We got to Hartford late and fell into the apartment of my cousin's son (my 2nd cousin ...?), a 2nd year law student at UConn. We're a tiny, close-knit family and Nathaniel's a sweetheart -- gave us his bedroom in the old character-filled (plus dozens of empty booze bottled decorating the mantle) duplex he shares with two 3rd years. Maddy went to sleep, of course. And I hung out on the couch eavesdropping into the lives of 20-something law students scheming about internships, school loan debt, job prospects, and the relative skill of their professors. Being middle-aged, middle-career, I could whimsically enjoy how focused, articulate, and powerful these three seem to be. Having confidence, the right blend of professional excitement & angst, and your shit together makes for fun viewing. Especially since Nathaniel has really good perspective about how he does & doesn't want his life to unfold.
Next day we hit U Hartford, wandering around the 70's inspired campus during the tumult of the semester's beginning. The Hart Center dance department is housed in a gorgeous, new off-campus performing arts center (a renovated Chrysler dealership that seems to have been a highly touted urban renewal project.) The building & program offer beautiful rehearsal and performance space, a children's dance school, a cafe ... and an intense attitude. The chair was incredibly gracious since we arrived unannounced, without an appointment the first week of classes. And he has a lots to show-off.

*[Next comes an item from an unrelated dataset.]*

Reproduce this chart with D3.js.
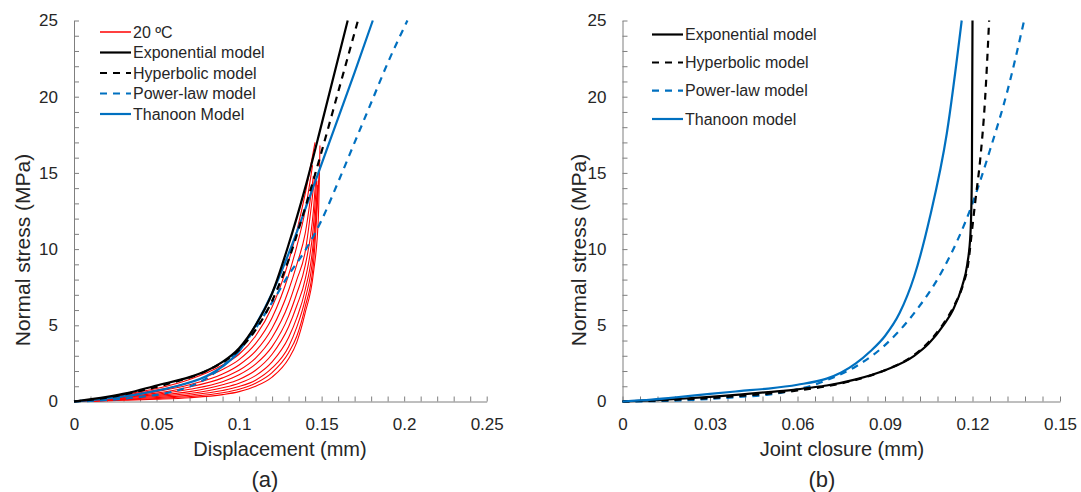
<!DOCTYPE html>
<html><head><meta charset="utf-8">
<script src="https://cdn.jsdelivr.net/npm/d3@7/dist/d3.min.js"></script>
<style>
body{margin:0;background:#fff;}
text{font-family:"Liberation Sans",Arial,sans-serif;fill:#262626;}
</style></head>
<body><svg id="c" width="1081" height="492"></svg>
<script>
// ---------- Panel (a) data: displacement (mm) vs normal stress (MPa) ----------
const aXTicks = [0, 0.05, 0.1, 0.15, 0.2, 0.25];
const yTicks = [0, 5, 10, 15, 20, 25];
const bXTicks = [0, 0.03, 0.06, 0.09, 0.12, 0.15];

const aExponential = [[0,0],[0.02,0.3],[0.0323,0.55],[0.05,1.05],[0.07,1.6],[0.08,2.0],[0.09,2.6],[0.1,3.5],[0.11,5.0],[0.12,7.1],[0.13,10.3],[0.14,14.0],[0.15,18.2],[0.1658,25]];
const aHyperbolic = [[0,0],[0.02,0.25],[0.04,0.7],[0.06,1.25],[0.08,2.0],[0.1,3.4],[0.11,4.7],[0.12,6.6],[0.13,9.3],[0.14,12.7],[0.15,16.4],[0.16,20.3],[0.172,25]];
const aPowerLaw = [[0,0],[0.02,0.1],[0.04,0.3],[0.06,0.65],[0.08,1.5],[0.09,2.3],[0.1,3.4],[0.11,4.8],[0.12,6.5],[0.13,8.3],[0.14,9.9],[0.15,11.9],[0.16,14.4],[0.17,17.0],[0.18,19.6],[0.19,22.2],[0.202,25]];
const aThanoon = [[0,0],[0.02,0.2],[0.04,0.5],[0.06,0.95],[0.08,1.65],[0.09,2.3],[0.1,3.3],[0.11,5.0],[0.12,7.1],[0.13,9.7],[0.14,12.6],[0.15,15.6],[0.16,18.6],[0.17,21.6],[0.181,25]];

// 20 ºC measured loading curves
const redGrid = [0.005,0.03,0.05,0.07,0.09,0.1,0.11,0.12,0.13,0.135,0.14];
const red1  = [0,0.45,0.85,1.45,2.4,3.1,4.3,6.2,9.2,11.2,13.6];   const red1End  = [[0.146,17.0]];
const red2  = [0,0.4,0.75,1.25,2.1,2.75,3.8,5.5,8.3,10.2,12.5];   const red2End  = [[0.1445,15.5]];
const red3  = [0,0.35,0.65,1.1,1.8,2.4,3.3,4.8,7.3,9.0,11.0];     const red3End  = [[0.145,14.8]];
const red4  = [0,0.3,0.55,0.95,1.55,2.05,2.85,4.2,6.4,8.0,9.8];   const red4End  = [[0.1445,13.5],[0.146,15.0]];
const red5  = [0,0.26,0.47,0.8,1.3,1.75,2.45,3.6,5.6,7.1,8.9];    const red5End  = [[0.145,12.5],[0.1465,14.6]];
const red6  = [0,0.22,0.4,0.65,1.1,1.45,2.05,3.1,4.9,6.3,8.0];    const red6End  = [[0.145,11.5],[0.147,14.5]];
const red7  = [0,0.18,0.33,0.52,0.9,1.2,1.7,2.6,4.2,5.5,7.3];     const red7End  = [[0.145,10.5],[0.1475,14.2]];
const red8  = [0,0.14,0.26,0.42,0.72,0.98,1.4,2.2,3.6,4.9,6.7];   const red8End  = [[0.145,9.8],[0.148,14.5]];
const red9  = [0,0.11,0.2,0.33,0.57,0.8,1.2,1.9,3.2,4.3,6.2];     const red9End  = [[0.145,9.0],[0.1485,15.0]];
const red10 = [0,0.08,0.15,0.25,0.45,0.65,1.0,1.6,2.8,3.9,5.8];   const red10End = [[0.145,8.4],[0.148,12.0],[0.149,16.8]];

// ---------- Panel (b) data: joint closure (mm) vs normal stress (MPa) ----------
const bExponential = [[0,0],[0.01,0.08],[0.02,0.18],[0.03,0.3],[0.04,0.45],[0.05,0.62],[0.06,0.8],[0.065,0.92],[0.07,1.05],[0.08,1.45],[0.09,2.05],[0.1,3.0],[0.105,3.8],[0.11,5.0],[0.1133,6.0],[0.1165,7.6],[0.1182,9.0],[0.1193,11],[0.1198,15],[0.12,25]];
const bHyperbolic = [[0,0],[0.01,0.05],[0.02,0.13],[0.03,0.23],[0.04,0.36],[0.05,0.52],[0.06,0.72],[0.07,1.0],[0.08,1.42],[0.09,2.05],[0.1,3.05],[0.105,3.9],[0.11,5.1],[0.114,6.4],[0.117,7.8],[0.1185,9.0],[0.1197,11.0],[0.121,13.2],[0.1226,15.8],[0.1243,19.8],[0.1257,25]];
const bPowerLaw = [[0,0],[0.01,0.02],[0.02,0.07],[0.03,0.17],[0.04,0.3],[0.05,0.45],[0.06,0.8],[0.065,1.05],[0.07,1.4],[0.08,2.3],[0.09,3.7],[0.1,5.8],[0.11,8.7],[0.12,13.0],[0.126,16.5],[0.132,20.4],[0.1377,25]];
const bThanoon = [[0,0],[0.01,0.12],[0.02,0.3],[0.03,0.5],[0.04,0.68],[0.05,0.85],[0.06,1.1],[0.07,1.5],[0.075,1.9],[0.08,2.5],[0.085,3.3],[0.09,4.3],[0.095,5.8],[0.1,8.2],[0.1054,12.1],[0.1112,17.6],[0.1163,25]];

const aLegend = ["20 ºC","Exponential model","Hyperbolic model","Power-law model","Thanoon Model"];
const bLegend = ["Exponential model","Hyperbolic model","Power-law model","Thanoon model"];

// ---------- drawing ----------
const RED="#ff0000", BLK="#000000", BLUE="#0070c0", AX="#7f7f7f";
const styles = {
  red:{stroke:RED,w:1.1,dash:null},
  exp:{stroke:BLK,w:2.2,dash:null},
  hyp:{stroke:BLK,w:2.2,dash:"7,6"},
  pow:{stroke:BLUE,w:2.2,dash:"7,6"},
  tha:{stroke:BLUE,w:2.2,dash:null}
};
const svg = d3.select("#c");

function panel(opt){
  const x = d3.scaleLinear().domain([0,opt.xmax]).range(opt.xr);
  const y = d3.scaleLinear().domain([0,25]).range([401.5,20.5]);
  const g = svg.append("g");
  const minorX = d3.range(0, opt.nMinor+1).map(i => +(i*opt.xmax/opt.nMinor).toFixed(6));
  const xa = d3.axisBottom(x).tickValues(minorX).tickSizeInner(-5).tickSizeOuter(0).tickPadding(16)
      .tickFormat(d => opt.xTicks.some(t => Math.abs(t-d)<1e-9) ? opt.fmt(d) : "");
  const gx = g.append("g").attr("transform",`translate(0,${y(0)})`).call(xa);
  const ya = d3.axisLeft(y).tickValues(d3.range(0,26)).tickSizeInner(-5).tickSizeOuter(0).tickPadding(16)
      .tickFormat(d => yTicks.includes(d) ? d : "");
  const gy = g.append("g").attr("transform",`translate(${x(0)},0)`).call(ya);
  [gx,gy].forEach(a=>{
    a.selectAll("path,line").attr("stroke",AX).attr("stroke-width",1);
    a.selectAll("text").attr("font-size",17).attr("fill","#262626")
      .style("font-family","'Liberation Sans',Arial,sans-serif");
  });
  const line = d3.line().x(d=>x(d[0])).y(d=>y(d[1])).curve(d3.curveMonotoneX);
  const draw = (data, s) => g.append("path").attr("d",line(data)).attr("fill","none")
      .attr("stroke",s.stroke).attr("stroke-width",s.w).attr("stroke-dasharray",s.dash)
      .attr("stroke-linejoin","round");
  return {x,y,g,draw};
}

// Panel (a)
const A = panel({xmax:0.25, xr:[74,486.7], nMinor:25, xTicks:aXTicks, fmt:d=>d===0?"0":String(+d.toFixed(2))});
const reds = [[red1,red1End],[red2,red2End],[red3,red3End],[red4,red4End],[red5,red5End],
              [red6,red6End],[red7,red7End],[red8,red8End],[red9,red9End],[red10,red10End]];
reds.forEach(([vals,end]) => A.draw(redGrid.map((d,i)=>[d,vals[i]]).concat(end), styles.red));
A.draw(aPowerLaw, styles.pow);
A.draw(aThanoon, styles.tha);
A.draw(aHyperbolic, styles.hyp);
A.draw(aExponential, styles.exp);

// Panel (b)
const B = panel({xmax:0.15, xr:[622.5,1060], nMinor:25, xTicks:bXTicks, fmt:d=>d===0?"0":String(+d.toFixed(2))});
B.draw(bPowerLaw, styles.pow);
B.draw(bHyperbolic, styles.hyp);
B.draw(bExponential, styles.exp);
B.draw(bThanoon, styles.tha);

// Legends
function legend(items, keys, x0, ys, fs){
  items.forEach((t,i)=>{
    const s = styles[keys[i]];
    svg.append("line").attr("x1",x0).attr("x2",x0+31).attr("y1",ys[i]).attr("y2",ys[i])
      .attr("stroke",s.stroke).attr("stroke-width",s===styles.red?1.5:s.w).attr("stroke-dasharray",s.dash);
    svg.append("text").attr("x",x0+33).attr("y",ys[i]).attr("dy","0.35em").attr("font-size",fs).text(t);
  });
}
legend(aLegend, ["red","exp","hyp","pow","tha"], 100, [32,52.5,73,93.5,114], 16);
legend(bLegend, ["exp","hyp","pow","tha"], 652, [34.5,62.5,90.7,119], 16);

// Axis titles
function t(x,y,s,fs,rot){
  const e = svg.append("text").attr("text-anchor","middle").attr("font-size",fs).text(s);
  if(rot) e.attr("transform",`translate(${x},${y}) rotate(-90)`); else e.attr("x",x).attr("y",y);
}
t(280,456,"Displacement (mm)",20);
t(842,456,"Joint closure (mm)",20);
t(265,487,"(a)",22);
t(822,487,"(b)",22);
t(30,250,"Normal stress (MPa)",21,true);
t(586,250,"Normal stress (MPa)",21,true);
</script></body></html>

But they felt competitive in all the wrong ways. Tremendous accomplishment among the faculty and I'm certain the students were exceptional dancers. But everything required auditions, and a subtle frenzied cut-throat air hung thick. I remembered that old movie Turning Point -- competition that ruins relationships, cortisol levels, and the balls of your feet.
Maddy liked the facilities but not so into the feel of the place, although she couldn't articulate why. I thought no fucking way -- my child, blissfully, hasn't been exposed to this yet and she ain't starting as a college freshman. She's intense & driven enough on her own without external help. She'd either get sucked into mindless stress, or, more likely, she'd learn to hate dance. My perpetual philosophy is don't wait to find the peace a good midlife crisis offers. Grab hold of mindful joy early -- age 17 perhaps -- even if it means you never jump on Achievement's treadmill and must ignore the cacophony of carnival barkers seducing you toward Reality. The message to my daughter? Reality is overrated, and you're never too young to be truly happy. Which usually requires lacing achievement with joy.
Later Nathaniel & I got Maddy take-out while she dozed on the couch watching Grey's Anatomy episodes. I was eternally grateful we could cross a school off the list.
(Interesting ... before posting this I received notes from friends/readers suggesting Maddy look at the Hart School. Maybe my initial perceptions were off. Or maybe I've lived in la-la land so long I can't remember what the regular ol' world's like.)